Goal:
Output only the lines running from the line bearing "Write a Python" through the line bearing "### Data (input x, output q) in axis units", character for character.

Information shown:

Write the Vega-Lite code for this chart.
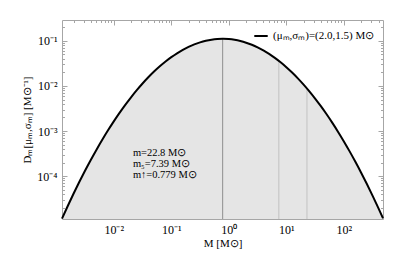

---

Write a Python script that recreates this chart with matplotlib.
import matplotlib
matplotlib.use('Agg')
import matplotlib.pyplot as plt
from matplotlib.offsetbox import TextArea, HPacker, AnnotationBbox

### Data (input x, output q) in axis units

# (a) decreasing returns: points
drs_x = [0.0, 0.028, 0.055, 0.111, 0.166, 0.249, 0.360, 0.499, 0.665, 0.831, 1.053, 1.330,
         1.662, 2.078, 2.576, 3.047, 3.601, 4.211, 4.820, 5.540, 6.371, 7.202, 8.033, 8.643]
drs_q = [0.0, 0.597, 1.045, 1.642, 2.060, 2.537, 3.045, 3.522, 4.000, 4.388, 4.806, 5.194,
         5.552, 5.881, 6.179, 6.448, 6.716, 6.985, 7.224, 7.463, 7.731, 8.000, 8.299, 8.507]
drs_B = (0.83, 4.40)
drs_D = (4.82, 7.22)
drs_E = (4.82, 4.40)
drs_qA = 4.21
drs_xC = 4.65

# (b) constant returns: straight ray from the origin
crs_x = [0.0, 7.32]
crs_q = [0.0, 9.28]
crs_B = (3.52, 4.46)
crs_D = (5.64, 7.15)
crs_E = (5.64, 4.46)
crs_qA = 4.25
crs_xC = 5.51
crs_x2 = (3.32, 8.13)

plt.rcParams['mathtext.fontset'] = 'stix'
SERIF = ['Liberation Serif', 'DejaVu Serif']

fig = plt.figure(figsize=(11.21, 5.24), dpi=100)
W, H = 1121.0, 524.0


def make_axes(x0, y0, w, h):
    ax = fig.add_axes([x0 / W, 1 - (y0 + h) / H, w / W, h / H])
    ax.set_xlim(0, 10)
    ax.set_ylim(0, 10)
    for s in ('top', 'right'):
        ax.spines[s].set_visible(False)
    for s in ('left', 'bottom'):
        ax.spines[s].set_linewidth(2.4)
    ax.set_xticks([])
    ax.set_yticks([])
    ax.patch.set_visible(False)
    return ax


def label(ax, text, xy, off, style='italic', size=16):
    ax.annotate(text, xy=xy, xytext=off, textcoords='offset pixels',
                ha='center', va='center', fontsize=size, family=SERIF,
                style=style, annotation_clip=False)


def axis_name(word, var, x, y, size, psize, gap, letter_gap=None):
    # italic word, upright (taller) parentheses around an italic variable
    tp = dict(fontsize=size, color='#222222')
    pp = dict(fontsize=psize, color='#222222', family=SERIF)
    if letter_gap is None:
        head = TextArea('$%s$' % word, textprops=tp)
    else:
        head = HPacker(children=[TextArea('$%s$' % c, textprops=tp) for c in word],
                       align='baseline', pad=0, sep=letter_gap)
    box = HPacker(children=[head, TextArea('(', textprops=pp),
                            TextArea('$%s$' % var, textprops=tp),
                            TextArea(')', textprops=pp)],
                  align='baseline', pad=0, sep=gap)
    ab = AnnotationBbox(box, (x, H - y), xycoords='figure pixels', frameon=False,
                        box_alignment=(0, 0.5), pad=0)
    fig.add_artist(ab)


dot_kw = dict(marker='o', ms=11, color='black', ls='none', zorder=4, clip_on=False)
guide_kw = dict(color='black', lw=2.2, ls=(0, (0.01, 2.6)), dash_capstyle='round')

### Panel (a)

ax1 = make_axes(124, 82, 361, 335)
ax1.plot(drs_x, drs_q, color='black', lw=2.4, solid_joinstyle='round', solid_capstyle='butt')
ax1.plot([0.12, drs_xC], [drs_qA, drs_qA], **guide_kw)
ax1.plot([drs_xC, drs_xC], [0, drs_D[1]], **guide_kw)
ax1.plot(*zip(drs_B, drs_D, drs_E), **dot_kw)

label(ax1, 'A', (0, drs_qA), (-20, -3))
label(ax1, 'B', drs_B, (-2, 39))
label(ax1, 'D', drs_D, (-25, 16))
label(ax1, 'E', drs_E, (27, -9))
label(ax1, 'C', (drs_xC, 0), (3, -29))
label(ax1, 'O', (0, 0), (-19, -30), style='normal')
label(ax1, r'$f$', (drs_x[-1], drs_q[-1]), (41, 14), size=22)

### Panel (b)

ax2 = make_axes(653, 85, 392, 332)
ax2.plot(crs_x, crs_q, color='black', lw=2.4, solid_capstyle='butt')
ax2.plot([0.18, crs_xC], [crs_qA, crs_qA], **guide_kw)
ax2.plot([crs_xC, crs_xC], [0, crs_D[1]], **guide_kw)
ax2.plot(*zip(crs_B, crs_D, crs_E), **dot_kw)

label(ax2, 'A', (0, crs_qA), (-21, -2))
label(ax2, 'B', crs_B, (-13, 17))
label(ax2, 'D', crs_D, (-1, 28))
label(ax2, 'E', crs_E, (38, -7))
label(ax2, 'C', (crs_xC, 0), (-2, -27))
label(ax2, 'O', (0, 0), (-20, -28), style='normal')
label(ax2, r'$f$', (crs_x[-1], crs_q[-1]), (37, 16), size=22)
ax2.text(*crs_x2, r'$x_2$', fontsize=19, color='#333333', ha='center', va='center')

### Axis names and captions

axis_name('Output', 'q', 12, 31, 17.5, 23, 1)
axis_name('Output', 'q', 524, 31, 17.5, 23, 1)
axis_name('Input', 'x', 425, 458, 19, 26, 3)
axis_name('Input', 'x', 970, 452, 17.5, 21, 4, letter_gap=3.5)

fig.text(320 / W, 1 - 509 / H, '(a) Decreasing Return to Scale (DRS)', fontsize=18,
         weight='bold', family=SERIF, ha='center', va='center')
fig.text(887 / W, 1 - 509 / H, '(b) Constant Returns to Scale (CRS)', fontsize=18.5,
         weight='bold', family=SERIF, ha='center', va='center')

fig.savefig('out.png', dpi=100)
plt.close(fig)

Expected answer:
Write a Python script that recreates this chart with matplotlib.
import matplotlib
matplotlib.use('Agg')
import matplotlib.pyplot as plt
from matplotlib.offsetbox import TextArea, HPacker, AnnotationBbox

### Data (input x, output q) in axis units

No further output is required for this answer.